* **YOUR INSTRUCTIONS**: Transcribe the listing verbatim. Do not carry over any pictures.

* **INPUT**:
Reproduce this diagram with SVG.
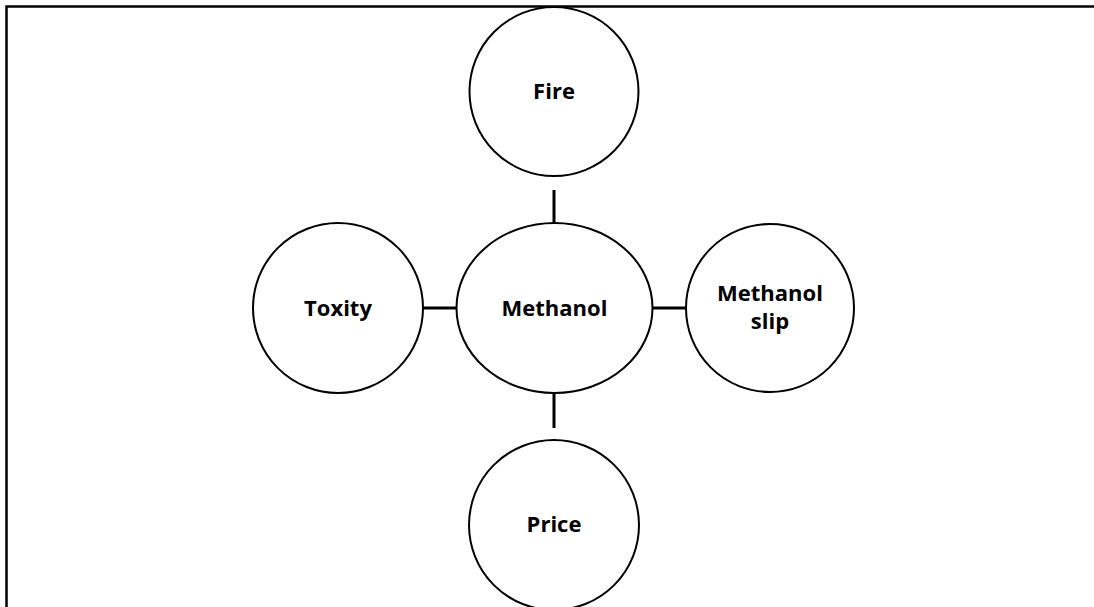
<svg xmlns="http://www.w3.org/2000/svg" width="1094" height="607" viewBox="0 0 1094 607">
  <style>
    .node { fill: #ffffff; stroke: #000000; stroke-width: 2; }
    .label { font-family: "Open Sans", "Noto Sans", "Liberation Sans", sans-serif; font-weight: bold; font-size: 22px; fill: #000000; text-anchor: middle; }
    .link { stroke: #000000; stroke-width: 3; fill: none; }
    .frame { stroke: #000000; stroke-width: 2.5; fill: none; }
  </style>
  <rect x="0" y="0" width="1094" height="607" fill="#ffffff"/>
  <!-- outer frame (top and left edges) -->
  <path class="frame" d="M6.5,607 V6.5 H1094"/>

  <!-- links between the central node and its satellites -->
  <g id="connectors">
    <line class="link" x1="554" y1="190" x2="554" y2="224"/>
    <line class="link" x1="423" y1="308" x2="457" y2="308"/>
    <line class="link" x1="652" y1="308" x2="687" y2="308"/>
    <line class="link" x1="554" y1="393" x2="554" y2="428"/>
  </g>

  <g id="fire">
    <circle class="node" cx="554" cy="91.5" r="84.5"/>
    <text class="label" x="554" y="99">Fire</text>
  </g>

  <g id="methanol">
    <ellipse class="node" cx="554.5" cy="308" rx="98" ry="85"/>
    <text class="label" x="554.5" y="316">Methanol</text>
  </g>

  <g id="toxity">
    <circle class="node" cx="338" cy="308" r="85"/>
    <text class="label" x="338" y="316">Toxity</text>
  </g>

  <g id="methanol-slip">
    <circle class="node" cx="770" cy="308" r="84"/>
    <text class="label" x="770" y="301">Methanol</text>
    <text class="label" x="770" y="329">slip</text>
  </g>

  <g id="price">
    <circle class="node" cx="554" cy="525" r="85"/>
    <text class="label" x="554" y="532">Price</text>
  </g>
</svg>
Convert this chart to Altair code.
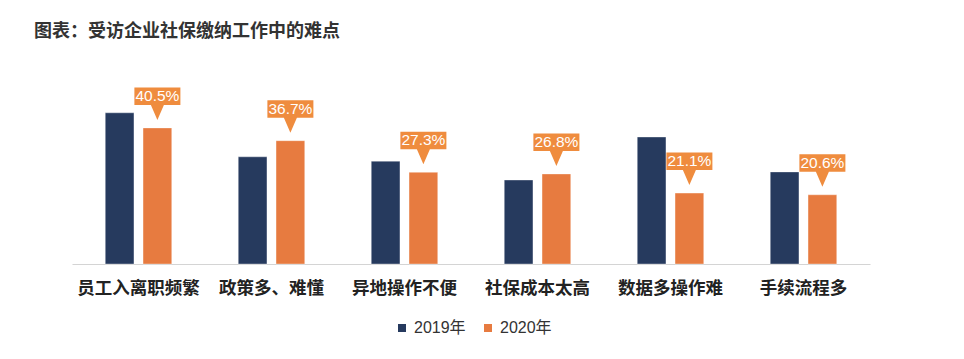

* **COMPLETE OUTPUT**:
Reproduce this diagram with SVG.
<svg xmlns="http://www.w3.org/2000/svg" width="1094" height="607" viewBox="0 0 1094 607">
  <style>
    .node { fill: #ffffff; stroke: #000000; stroke-width: 2; }
    .label { font-family: "Open Sans", "Noto Sans", "Liberation Sans", sans-serif; font-weight: bold; font-size: 22px; fill: #000000; text-anchor: middle; }
    .link { stroke: #000000; stroke-width: 3; fill: none; }
    .frame { stroke: #000000; stroke-width: 2.5; fill: none; }
  </style>
  <rect x="0" y="0" width="1094" height="607" fill="#ffffff"/>
  <!-- outer frame (top and left edges) -->
  <path class="frame" d="M6.5,607 V6.5 H1094"/>

  <!-- links between the central node and its satellites -->
  <g id="connectors">
    <line class="link" x1="554" y1="190" x2="554" y2="224"/>
    <line class="link" x1="423" y1="308" x2="457" y2="308"/>
    <line class="link" x1="652" y1="308" x2="687" y2="308"/>
    <line class="link" x1="554" y1="393" x2="554" y2="428"/>
  </g>

  <g id="fire">
    <circle class="node" cx="554" cy="91.5" r="84.5"/>
    <text class="label" x="554" y="99">Fire</text>
  </g>

  <g id="methanol">
    <ellipse class="node" cx="554.5" cy="308" rx="98" ry="85"/>
    <text class="label" x="554.5" y="316">Methanol</text>
  </g>

  <g id="toxity">
    <circle class="node" cx="338" cy="308" r="85"/>
    <text class="label" x="338" y="316">Toxity</text>
  </g>

  <g id="methanol-slip">
    <circle class="node" cx="770" cy="308" r="84"/>
    <text class="label" x="770" y="301">Methanol</text>
    <text class="label" x="770" y="329">slip</text>
  </g>

  <g id="price">
    <circle class="node" cx="554" cy="525" r="85"/>
    <text class="label" x="554" y="532">Price</text>
  </g>
</svg>
Convert this chart to Altair code.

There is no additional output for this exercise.